* Aim of the task: Go through the data and copy every line exactly, but not the images.

* Stored data:
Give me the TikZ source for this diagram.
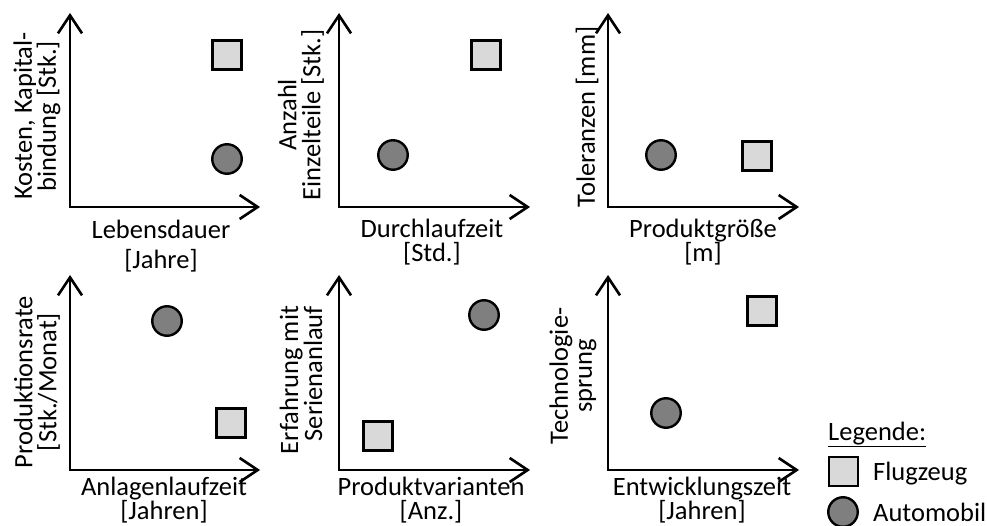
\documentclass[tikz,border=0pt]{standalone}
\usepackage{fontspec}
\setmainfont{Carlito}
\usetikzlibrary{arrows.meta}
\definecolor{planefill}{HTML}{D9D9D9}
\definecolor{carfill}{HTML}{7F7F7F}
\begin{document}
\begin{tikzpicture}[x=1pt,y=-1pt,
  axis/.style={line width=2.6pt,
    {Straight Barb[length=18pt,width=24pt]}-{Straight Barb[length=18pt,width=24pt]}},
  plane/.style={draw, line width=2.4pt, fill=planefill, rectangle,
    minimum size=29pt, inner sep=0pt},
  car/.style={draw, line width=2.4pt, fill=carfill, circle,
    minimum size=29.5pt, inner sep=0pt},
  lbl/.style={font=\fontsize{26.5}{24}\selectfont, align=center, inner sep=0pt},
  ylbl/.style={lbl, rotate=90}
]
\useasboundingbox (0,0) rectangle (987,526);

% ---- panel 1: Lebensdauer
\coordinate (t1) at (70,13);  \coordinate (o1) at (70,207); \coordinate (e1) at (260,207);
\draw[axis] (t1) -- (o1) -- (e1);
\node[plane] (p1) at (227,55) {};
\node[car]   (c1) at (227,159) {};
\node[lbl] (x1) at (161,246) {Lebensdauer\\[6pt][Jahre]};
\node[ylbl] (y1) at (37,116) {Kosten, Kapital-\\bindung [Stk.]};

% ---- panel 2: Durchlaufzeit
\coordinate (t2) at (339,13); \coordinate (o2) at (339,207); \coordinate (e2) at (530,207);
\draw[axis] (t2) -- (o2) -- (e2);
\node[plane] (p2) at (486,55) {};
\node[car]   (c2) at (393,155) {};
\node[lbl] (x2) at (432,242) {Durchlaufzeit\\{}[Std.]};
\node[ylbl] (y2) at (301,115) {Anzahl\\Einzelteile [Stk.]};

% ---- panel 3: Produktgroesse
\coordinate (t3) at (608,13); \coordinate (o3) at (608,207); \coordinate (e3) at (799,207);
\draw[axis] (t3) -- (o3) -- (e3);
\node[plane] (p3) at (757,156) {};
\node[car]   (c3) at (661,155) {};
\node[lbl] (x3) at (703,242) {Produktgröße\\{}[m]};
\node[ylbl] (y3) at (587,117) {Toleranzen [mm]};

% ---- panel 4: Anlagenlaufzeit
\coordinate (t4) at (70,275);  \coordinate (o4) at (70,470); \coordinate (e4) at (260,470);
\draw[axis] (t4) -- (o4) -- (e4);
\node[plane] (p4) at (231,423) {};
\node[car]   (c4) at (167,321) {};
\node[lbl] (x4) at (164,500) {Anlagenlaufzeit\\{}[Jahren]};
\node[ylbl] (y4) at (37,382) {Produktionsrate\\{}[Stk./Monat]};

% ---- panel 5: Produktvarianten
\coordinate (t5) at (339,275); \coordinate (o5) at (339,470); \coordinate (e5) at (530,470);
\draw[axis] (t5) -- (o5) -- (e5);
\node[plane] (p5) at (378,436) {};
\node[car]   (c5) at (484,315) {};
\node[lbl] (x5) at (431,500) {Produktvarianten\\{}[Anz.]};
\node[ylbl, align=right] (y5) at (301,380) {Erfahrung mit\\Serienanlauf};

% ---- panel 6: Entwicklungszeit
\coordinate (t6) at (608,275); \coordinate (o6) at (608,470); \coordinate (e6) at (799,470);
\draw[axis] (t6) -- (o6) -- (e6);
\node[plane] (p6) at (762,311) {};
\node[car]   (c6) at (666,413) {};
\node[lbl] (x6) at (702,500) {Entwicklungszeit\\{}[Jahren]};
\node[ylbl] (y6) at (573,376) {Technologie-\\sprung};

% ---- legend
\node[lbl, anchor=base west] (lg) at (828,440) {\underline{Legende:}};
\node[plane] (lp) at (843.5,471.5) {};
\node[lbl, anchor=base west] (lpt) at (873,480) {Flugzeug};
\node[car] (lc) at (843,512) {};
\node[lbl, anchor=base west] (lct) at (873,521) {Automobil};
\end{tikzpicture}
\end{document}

* Completed exercise:
Give me the TikZ source for this diagram.
\documentclass[tikz,border=0pt]{standalone}
\usepackage{fontspec}
\setmainfont{Carlito}
\usetikzlibrary{arrows.meta}
\definecolor{planefill}{HTML}{D9D9D9}
\definecolor{carfill}{HTML}{7F7F7F}
\begin{document}
\begin{tikzpicture}[x=1pt,y=-1pt,
  axis/.style={line width=2.6pt,
    {Straight Barb[length=18pt,width=24pt]}-{Straight Barb[length=18pt,width=24pt]}},
  plane/.style={draw, line width=2.4pt, fill=planefill, rectangle,
    minimum size=29pt, inner sep=0pt},
  car/.style={draw, line width=2.4pt, fill=carfill, circle,
    minimum size=29.5pt, inner sep=0pt},
  lbl/.style={font=\fontsize{26.5}{24}\selectfont, align=center, inner sep=0pt},
  ylbl/.style={lbl, rotate=90}
]
\useasboundingbox (0,0) rectangle (987,526);

% ---- panel 1: Lebensdauer
\coordinate (t1) at (70,13);  \coordinate (o1) at (70,207); \coordinate (e1) at (260,207);
\draw[axis] (t1) -- (o1) -- (e1);
\node[plane] (p1) at (227,55) {};
\node[car]   (c1) at (227,159) {};
\node[lbl] (x1) at (161,246) {Lebensdauer\\[6pt][Jahre]};
\node[ylbl] (y1) at (37,116) {Kosten, Kapital-\\bindung [Stk.]};

% ---- panel 2: Durchlaufzeit
\coordinate (t2) at (339,13); \coordinate (o2) at (339,207); \coordinate (e2) at (530,207);
\draw[axis] (t2) -- (o2) -- (e2);
\node[plane] (p2) at (486,55) {};
\node[car]   (c2) at (393,155) {};
\node[lbl] (x2) at (432,242) {Durchlaufzeit\\{}[Std.]};
\node[ylbl] (y2) at (301,115) {Anzahl\\Einzelteile [Stk.]};

% ---- panel 3: Produktgroesse
\coordinate (t3) at (608,13); \coordinate (o3) at (608,207); \coordinate (e3) at (799,207);
\draw[axis] (t3) -- (o3) -- (e3);
\node[plane] (p3) at (757,156) {};
\node[car]   (c3) at (661,155) {};
\node[lbl] (x3) at (703,242) {Produktgröße\\{}[m]};
\node[ylbl] (y3) at (587,117) {Toleranzen [mm]};

% ---- panel 4: Anlagenlaufzeit
\coordinate (t4) at (70,275);  \coordinate (o4) at (70,470); \coordinate (e4) at (260,470);
\draw[axis] (t4) -- (o4) -- (e4);
\node[plane] (p4) at (231,423) {};
\node[car]   (c4) at (167,321) {};
\node[lbl] (x4) at (164,500) {Anlagenlaufzeit\\{}[Jahren]};
\node[ylbl] (y4) at (37,382) {Produktionsrate\\{}[Stk./Monat]};

% ---- panel 5: Produktvarianten
\coordinate (t5) at (339,275); \coordinate (o5) at (339,470); \coordinate (e5) at (530,470);
\draw[axis] (t5) -- (o5) -- (e5);
\node[plane] (p5) at (378,436) {};
\node[car]   (c5) at (484,315) {};
\node[lbl] (x5) at (431,500) {Produktvarianten\\{}[Anz.]};
\node[ylbl, align=right] (y5) at (301,380) {Erfahrung mit\\Serienanlauf};

% ---- panel 6: Entwicklungszeit
\coordinate (t6) at (608,275); \coordinate (o6) at (608,470); \coordinate (e6) at (799,470);
\draw[axis] (t6) -- (o6) -- (e6);
\node[plane] (p6) at (762,311) {};
\node[car]   (c6) at (666,413) {};
\node[lbl] (x6) at (702,500) {Entwicklungszeit\\{}[Jahren]};
\node[ylbl] (y6) at (573,376) {Technologie-\\sprung};

% ---- legend
\node[lbl, anchor=base west] (lg) at (828,440) {\underline{Legende:}};
\node[plane] (lp) at (843.5,471.5) {};
\node[lbl, anchor=base west] (lpt) at (873,480) {Flugzeug};
\node[car] (lc) at (843,512) {};
\node[lbl, anchor=base west] (lct) at (873,521) {Automobil};
\end{tikzpicture}
\end{document}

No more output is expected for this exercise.